* **SET EXERCISE**: Your task is to retype, word for word, the lines from the start of the data through the line holding "const yTicks = [0, 25, 50, 75, 100];". Do not include the pictures.
— start of DATA SHOWN —
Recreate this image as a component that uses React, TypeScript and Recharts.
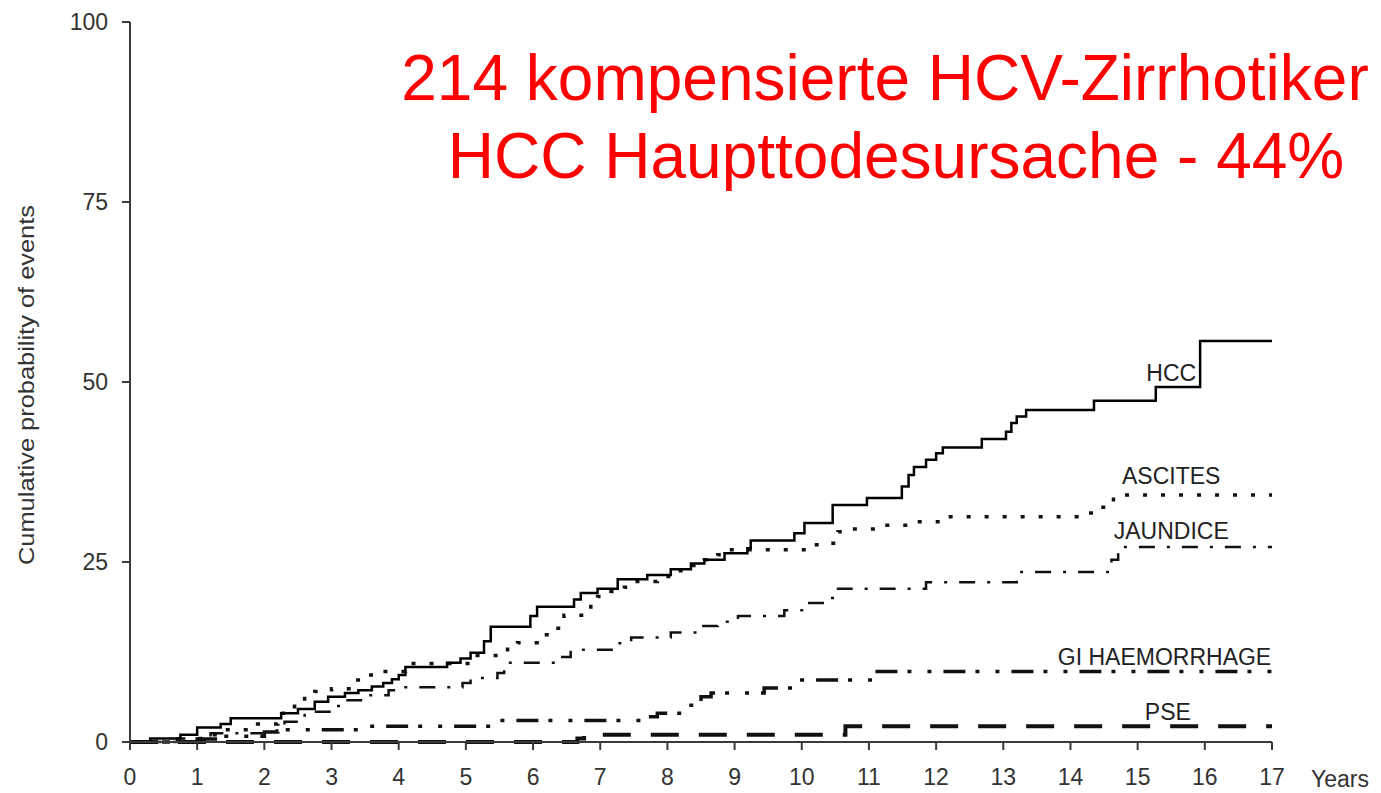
import React from 'react';
import { LineChart, Line, XAxis, YAxis, ReferenceDot } from 'recharts';

const xTicks = [0, 1, 2, 3, 4, 5, 6, 7, 8, 9, 10, 11, 12, 13, 14, 15, 16, 17];
const yTicks = [0, 25, 50, 75, 100];

const hccT = [0, 0.3, 0.75, 1.0, 1.35, 1.5, 2.25, 2.5, 2.75, 2.95, 3.2, 3.4, 3.6, 3.77, 3.9, 4.0, 4.1, 4.72, 4.92, 5.07, 5.27, 5.37, 5.96, 6.06, 6.61, 6.71, 6.96, 7.26, 7.7, 8.05, 8.35, 8.55, 8.85, 9.19, 9.24, 9.89, 10.04, 10.46, 10.97, 11.49, 11.59, 11.67, 11.85, 12.0, 12.1, 12.68, 13.04, 13.12, 13.2, 13.34, 14.35, 15.27, 15.93, 17];
const hccV = [0, 0.5, 1, 2, 2.5, 3.3, 4, 4.6, 5.6, 6.3, 6.8, 7.2, 7.7, 8.2, 8.7, 9.3, 10.4, 11, 11.6, 12.4, 14, 16, 17.5, 18.8, 19.8, 20.7, 21.3, 22.6, 23.2, 24, 24.8, 25.3, 26.2, 26.9, 28, 29, 30.4, 32.9, 33.9, 35.5, 37.1, 38.2, 39.2, 40.1, 40.9, 42.1, 43.1, 44.3, 45.2, 46.1, 47.4, 49.3, 55.7, 55.7];

const ascT = [0, 0.9, 1.15, 1.4, 1.9, 2.2, 2.35, 2.45, 2.6, 2.75, 3.0, 3.3, 3.5, 3.7, 4.1, 5.17, 5.62, 5.77, 6.06, 6.26, 6.41, 6.46, 6.86, 6.96, 7.16, 7.36, 7.55, 7.85, 8.05, 8.35, 8.55, 8.75, 8.9, 10.14, 10.39, 10.54, 10.7, 11.19, 11.6, 12.08, 14.18, 14.31, 14.64, 17];
const ascV = [0, 0.5, 1.0, 1.7, 2.5, 4, 4.9, 5.6, 6.5, 7.0, 7.4, 8.6, 9.3, 9.8, 10.9, 12, 13.5, 13.8, 14.9, 15.8, 16.7, 17.6, 19.3, 20.2, 20.9, 21.5, 22.3, 23, 23.8, 24.5, 25.3, 26, 26.7, 27.4, 27.6, 29.2, 29.6, 30.1, 30.6, 31.3, 31.8, 32.6, 34.3, 34.3];

const jauT = [0, 0.7, 1.2, 2.0, 2.3, 2.6, 3.0, 3.2, 3.5, 3.85, 3.95, 4.95, 5.07, 5.47, 5.57, 6.36, 6.56, 7.26, 7.46, 8.05, 8.45, 8.75, 9.05, 9.74, 10.04, 10.34, 10.54, 11.85, 13.2, 14.61, 14.71, 17];
const jauV = [0, 0.5, 1.2, 1.6, 2.8, 4.2, 5.0, 5.8, 6.5, 7.2, 7.6, 8.2, 8.9, 9.6, 11, 11.8, 12.8, 13.7, 14.5, 15.2, 16.1, 16.7, 17.5, 18.3, 19.3, 20, 21.3, 22.2, 23.6, 25.3, 27.1, 27.1];

const giT = [0, 1.0, 1.4, 2.0, 2.2, 3.5, 5.37, 7.75, 7.85, 8.25, 8.5, 8.65, 9.44, 9.94, 11.02, 17];
const giV = [0, 0.4, 0.8, 1.4, 1.7, 2.2, 3.0, 3.5, 4.0, 5.1, 6.3, 6.8, 7.5, 8.6, 9.8, 9.8];

const pseT = [0, 6.66, 6.76, 10.65, 17];
const pseV = [0, 0.5, 1.0, 2.2, 2.2];

const seriesLabels = ['HCC', 'ASCITES', 'JAUNDICE', 'GI HAEMORRHAGE', 'PSE'];
const labelX = [15.5, 15.5, 15.5, 15.4, 15.45];
const labelY = [51.3, 36.9, 29.3, 11.8, 4.2];

const titleLines = ['214 kompensierte HCV-Zirrhotiker', 'HCC Haupttodesursache - 44%'];
const yLabel = 'Cumulative probability of events';
const xUnit = 'Years';

const zip = (t: number[], v: number[]) => t.map((x, i) => ({ t: x, v: v[i] }));

const hccData = zip(hccT, hccV);
const ascData = zip(ascT, ascV);
const jauData = zip(jauT, jauV);
const giData = zip(giT, giV);
const pseData = zip(pseT, pseV);

const FONT = '"Liberation Sans", Arial, sans-serif';
const AX = '#3a3a3a';

export default function App() {
  return (
    <div style={{ position: 'absolute', left: 0, top: 0, width: 1381, height: 793, background: '#fff' }}>
      <LineChart width={1381} height={793} margin={{ top: 22, right: 109, left: 0, bottom: 0 }}>
        <XAxis
          dataKey="t"
          type="number"
          domain={[0, 17]}
          ticks={xTicks}
          allowDataOverflow
          height={51}
          stroke={AX}
          strokeWidth={2}
          tickSize={8}
          tickMargin={19}
          tick={{ fill: '#333', fontSize: 23, fontFamily: FONT }}
          tickLine={{ stroke: AX, strokeWidth: 2 }}
        />
        <YAxis
          type="number"
          domain={[0, 100]}
          ticks={yTicks}
          width={130}
          stroke={AX}
          strokeWidth={2}
          tickSize={8}
          tickMargin={14}
          tick={{ fill: '#333', fontSize: 23, fontFamily: FONT }}
          tickLine={{ stroke: AX, strokeWidth: 2 }}
        />
        <Line data={pseData} dataKey="v" type="stepAfter" stroke="#111" strokeWidth={4} strokeDasharray="28 20" dot={false} isAnimationActive={false} />
        <Line data={giData} dataKey="v" type="stepAfter" stroke="#111" strokeWidth={3.5} strokeDasharray="22 10 4 16 4 12" dot={false} isAnimationActive={false} />
        <Line data={jauData} dataKey="v" type="stepAfter" stroke="#111" strokeWidth={2.5} strokeDasharray="16 12 3 12" dot={false} isAnimationActive={false} />
        <Line data={ascData} dataKey="v" type="stepAfter" stroke="#111" strokeWidth={3.5} strokeDasharray="4 14" dot={false} isAnimationActive={false} />
        <Line data={hccData} dataKey="v" type="stepAfter" stroke="#000" strokeWidth={2.5} dot={false} isAnimationActive={false} />
        {seriesLabels.map((s, i) => (
          <ReferenceDot
            key={s}
            x={labelX[i]}
            y={labelY[i]}
            r={0}
            fill="none"
            stroke="none"
            label={{ value: s, position: 'center', fill: '#222', fontSize: 23, fontFamily: FONT }}
          />
        ))}
      </LineChart>
      <svg width={1381} height={793} style={{ position: 'absolute', left: 0, top: 0, pointerEvents: 'none' }}>
        <text x={885} y={100} textAnchor="middle" fill="#ff0000" fontSize={64} fontFamily={FONT}>{titleLines[0]}</text>
        <text x={896} y={178} textAnchor="middle" fill="#ff0000" fontSize={64} fontFamily={FONT}>{titleLines[1]}</text>
        <text x={0} y={0} transform="translate(34,385) rotate(-90)" textAnchor="middle" fill="#333" fontSize={22} fontFamily={FONT} textLength={360} lengthAdjust="spacingAndGlyphs">{yLabel}</text>
        <text x={1340} y={787} textAnchor="middle" fill="#333" fontSize={23} fontFamily={FONT}>{xUnit}</text>
      </svg>
    </div>
  );
}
— end of DATA SHOWN —
* **RESULT OF THIS EXERCISE**:
Recreate this image as a component that uses React, TypeScript and Recharts.
import React from 'react';
import { LineChart, Line, XAxis, YAxis, ReferenceDot } from 'recharts';

const xTicks = [0, 1, 2, 3, 4, 5, 6, 7, 8, 9, 10, 11, 12, 13, 14, 15, 16, 17];
const yTicks = [0, 25, 50, 75, 100];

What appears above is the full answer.